Istanbul governor Hüseyin Avni Mutlu attended the rally, and it was addressed by the Turkish Interior Minister İdris Naim Şahin who said: "There has never been a stage for such a courageous, honoured, determined, peaceful and brotherly meeting. I salute you! Welcome, shall your unity be everlasting!". Various slogans included, "We are all from Khojaly", "Stop Armenian aggression", "Do not forget Turkic people genocide by Armenian gangs in southern Azerbaijan", "One nation, two countries, Justice for Khojaly!", and "Stop Armenian lies".

=== Racist slogans ===
Some elements of the crowd displayed anti-Armenian slogans containing hate speech and chanted violent threats towards Armenians. The anti-Armenian chants and slogans used by elements of the crowd included: "You are all Armenian, you are all bastards", "Bastards of Hrant cannot scare us", "Today Taksim, Tomorrow Yerevan, we can come suddenly at night", and "Let Armenia be gone". Some chants supported Ogün Samast, the convicted assassin of ethnic Armenian journalist Hrant Dink. Students at the Süleyman Demirel University in Isparta reportedly chanted "Mount Ağrı will become your grave".

== Related events ==

- Simultaneously, the Youth Forum of the Organisation of Islamic Cooperation (OIC) opened an exhibition of photos and paintings in Istanbul within the framework of an international campaign titled Justice for Khojaly. The exhibition takes place at the Taksim Metro Station Exhibition Hall.
- To commemorate the 20th anniversary of the Khojaly massacre, thousands of people gathered in the Turkish capital city Ankara as well.

==Reactions==
The Armenian National Committee of America condemned the rally and urged the United States Ambassador to Turkey, Francis Ricciardone, to immediately condemn the demonstration. The Agos bilingual Turkish Armenian newspaper similarly condemned the demonstrations and organized a demonstration on 4 March calling for 'an end to racism' and 'brotherhood for all peoples'.

The Union of Socialist Azerbaijanis of Turkey issued a statement noting that the events surrounding the Khojali demonstrations should not be used "as a tool to deny the Armenian genocide". A union member claimed in the Taraf newspaper "that the government of Azerbaijan had subsidized the travel costs for some of the participants in the demonstration at a cost of about US$ 2 million".

On February 27, the head of Parliament's Human Rights Commission, Ayhan Sefer Ustun, called on Turkey's prosecutors to take action against protesters who held up racist signs at the rally. He told journalists that the hateful messages "completely devalued" the commemorative nature of the event.

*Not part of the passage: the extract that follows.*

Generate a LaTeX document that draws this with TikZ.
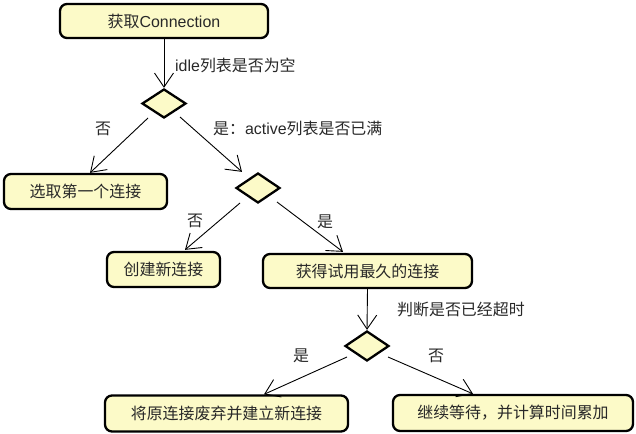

The European Union raised concerns regarding the anti-Armenian slogans. A statement by the European Commission urged Turkey and its media to adopt a code of ethics on respect to religious minorities and the necessity to adopt new legislation to prosecute the incitement of hatred.

==Arrests==
On 18 April 2012 the police in Istanbul arrested nine people in connection with the protests. They were released after stating that just before the demonstrations they were handed the offending banners by people unknown to them.